## Recorded data
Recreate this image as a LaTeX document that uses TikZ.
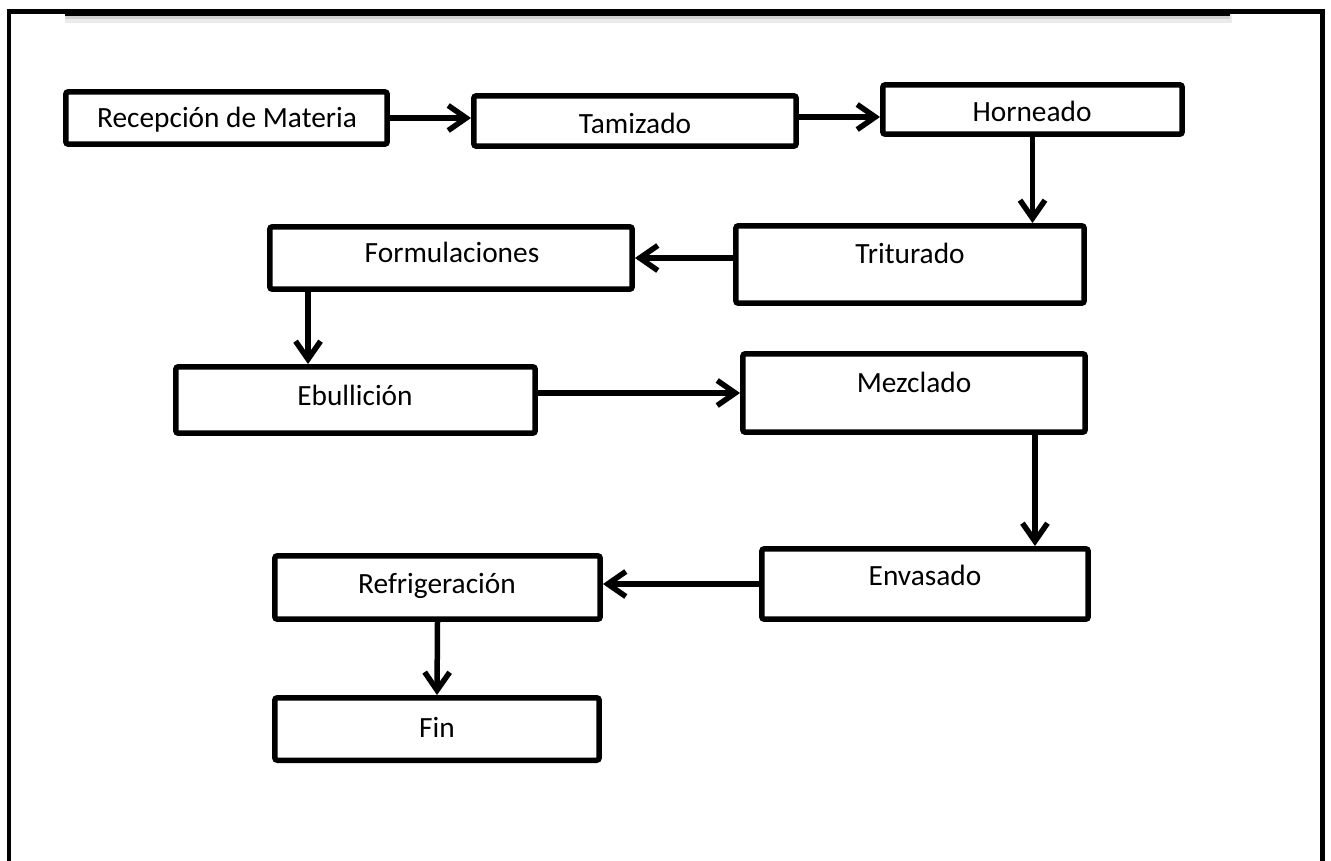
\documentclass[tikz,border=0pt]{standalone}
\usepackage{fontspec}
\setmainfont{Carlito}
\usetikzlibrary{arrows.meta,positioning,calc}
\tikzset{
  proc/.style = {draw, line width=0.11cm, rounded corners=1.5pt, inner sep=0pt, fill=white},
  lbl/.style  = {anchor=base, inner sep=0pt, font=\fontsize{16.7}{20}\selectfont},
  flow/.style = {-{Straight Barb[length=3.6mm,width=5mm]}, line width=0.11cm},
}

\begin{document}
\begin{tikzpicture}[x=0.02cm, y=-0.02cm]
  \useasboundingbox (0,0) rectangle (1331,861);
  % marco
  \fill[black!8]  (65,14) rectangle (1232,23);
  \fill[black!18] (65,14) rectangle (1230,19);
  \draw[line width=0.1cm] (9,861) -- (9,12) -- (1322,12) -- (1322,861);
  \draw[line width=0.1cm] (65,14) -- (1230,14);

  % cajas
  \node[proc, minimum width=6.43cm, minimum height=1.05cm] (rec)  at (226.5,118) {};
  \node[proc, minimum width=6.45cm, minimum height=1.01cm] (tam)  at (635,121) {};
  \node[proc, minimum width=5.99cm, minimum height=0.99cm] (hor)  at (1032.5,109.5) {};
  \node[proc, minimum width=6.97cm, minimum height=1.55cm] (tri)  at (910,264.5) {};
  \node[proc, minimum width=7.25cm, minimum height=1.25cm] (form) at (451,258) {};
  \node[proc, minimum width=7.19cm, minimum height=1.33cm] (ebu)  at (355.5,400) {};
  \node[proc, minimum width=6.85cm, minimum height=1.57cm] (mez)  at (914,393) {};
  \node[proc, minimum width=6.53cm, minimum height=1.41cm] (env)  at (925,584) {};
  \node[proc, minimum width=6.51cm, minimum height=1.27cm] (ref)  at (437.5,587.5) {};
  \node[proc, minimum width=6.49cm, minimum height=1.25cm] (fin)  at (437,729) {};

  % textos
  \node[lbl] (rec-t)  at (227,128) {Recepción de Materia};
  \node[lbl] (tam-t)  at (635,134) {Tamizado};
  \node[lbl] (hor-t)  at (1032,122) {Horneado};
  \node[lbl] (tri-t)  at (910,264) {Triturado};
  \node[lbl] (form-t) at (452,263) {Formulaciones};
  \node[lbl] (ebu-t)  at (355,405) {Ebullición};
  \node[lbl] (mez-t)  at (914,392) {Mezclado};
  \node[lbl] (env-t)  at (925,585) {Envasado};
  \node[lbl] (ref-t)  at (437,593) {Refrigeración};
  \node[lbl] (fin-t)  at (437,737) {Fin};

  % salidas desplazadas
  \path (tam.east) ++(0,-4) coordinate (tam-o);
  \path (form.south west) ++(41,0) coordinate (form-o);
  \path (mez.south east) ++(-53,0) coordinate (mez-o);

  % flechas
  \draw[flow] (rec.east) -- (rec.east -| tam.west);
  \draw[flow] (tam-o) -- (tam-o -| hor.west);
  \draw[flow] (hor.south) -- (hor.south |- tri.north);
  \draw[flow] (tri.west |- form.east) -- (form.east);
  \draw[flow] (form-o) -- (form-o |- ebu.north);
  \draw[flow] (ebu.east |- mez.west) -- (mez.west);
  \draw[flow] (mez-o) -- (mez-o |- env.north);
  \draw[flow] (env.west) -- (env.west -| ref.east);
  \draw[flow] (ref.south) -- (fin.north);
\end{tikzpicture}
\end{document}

## Work to be completed
Extract all the data above exactly, excluding every picture.

## Answer in full
Recreate this image as a LaTeX document that uses TikZ.
\documentclass[tikz,border=0pt]{standalone}
\usepackage{fontspec}
\setmainfont{Carlito}
\usetikzlibrary{arrows.meta,positioning,calc}
\tikzset{
  proc/.style = {draw, line width=0.11cm, rounded corners=1.5pt, inner sep=0pt, fill=white},
  lbl/.style  = {anchor=base, inner sep=0pt, font=\fontsize{16.7}{20}\selectfont},
  flow/.style = {-{Straight Barb[length=3.6mm,width=5mm]}, line width=0.11cm},
}

\begin{document}
\begin{tikzpicture}[x=0.02cm, y=-0.02cm]
  \useasboundingbox (0,0) rectangle (1331,861);
  % marco
  \fill[black!8]  (65,14) rectangle (1232,23);
  \fill[black!18] (65,14) rectangle (1230,19);
  \draw[line width=0.1cm] (9,861) -- (9,12) -- (1322,12) -- (1322,861);
  \draw[line width=0.1cm] (65,14) -- (1230,14);

  % cajas
  \node[proc, minimum width=6.43cm, minimum height=1.05cm] (rec)  at (226.5,118) {};
  \node[proc, minimum width=6.45cm, minimum height=1.01cm] (tam)  at (635,121) {};
  \node[proc, minimum width=5.99cm, minimum height=0.99cm] (hor)  at (1032.5,109.5) {};
  \node[proc, minimum width=6.97cm, minimum height=1.55cm] (tri)  at (910,264.5) {};
  \node[proc, minimum width=7.25cm, minimum height=1.25cm] (form) at (451,258) {};
  \node[proc, minimum width=7.19cm, minimum height=1.33cm] (ebu)  at (355.5,400) {};
  \node[proc, minimum width=6.85cm, minimum height=1.57cm] (mez)  at (914,393) {};
  \node[proc, minimum width=6.53cm, minimum height=1.41cm] (env)  at (925,584) {};
  \node[proc, minimum width=6.51cm, minimum height=1.27cm] (ref)  at (437.5,587.5) {};
  \node[proc, minimum width=6.49cm, minimum height=1.25cm] (fin)  at (437,729) {};

  % textos
  \node[lbl] (rec-t)  at (227,128) {Recepción de Materia};
  \node[lbl] (tam-t)  at (635,134) {Tamizado};
  \node[lbl] (hor-t)  at (1032,122) {Horneado};
  \node[lbl] (tri-t)  at (910,264) {Triturado};
  \node[lbl] (form-t) at (452,263) {Formulaciones};
  \node[lbl] (ebu-t)  at (355,405) {Ebullición};
  \node[lbl] (mez-t)  at (914,392) {Mezclado};
  \node[lbl] (env-t)  at (925,585) {Envasado};
  \node[lbl] (ref-t)  at (437,593) {Refrigeración};
  \node[lbl] (fin-t)  at (437,737) {Fin};

  % salidas desplazadas
  \path (tam.east) ++(0,-4) coordinate (tam-o);
  \path (form.south west) ++(41,0) coordinate (form-o);
  \path (mez.south east) ++(-53,0) coordinate (mez-o);

  % flechas
  \draw[flow] (rec.east) -- (rec.east -| tam.west);
  \draw[flow] (tam-o) -- (tam-o -| hor.west);
  \draw[flow] (hor.south) -- (hor.south |- tri.north);
  \draw[flow] (tri.west |- form.east) -- (form.east);
  \draw[flow] (form-o) -- (form-o |- ebu.north);
  \draw[flow] (ebu.east |- mez.west) -- (mez.west);
  \draw[flow] (mez-o) -- (mez-o |- env.north);
  \draw[flow] (env.west) -- (env.west -| ref.east);
  \draw[flow] (ref.south) -- (fin.north);
\end{tikzpicture}
\end{document}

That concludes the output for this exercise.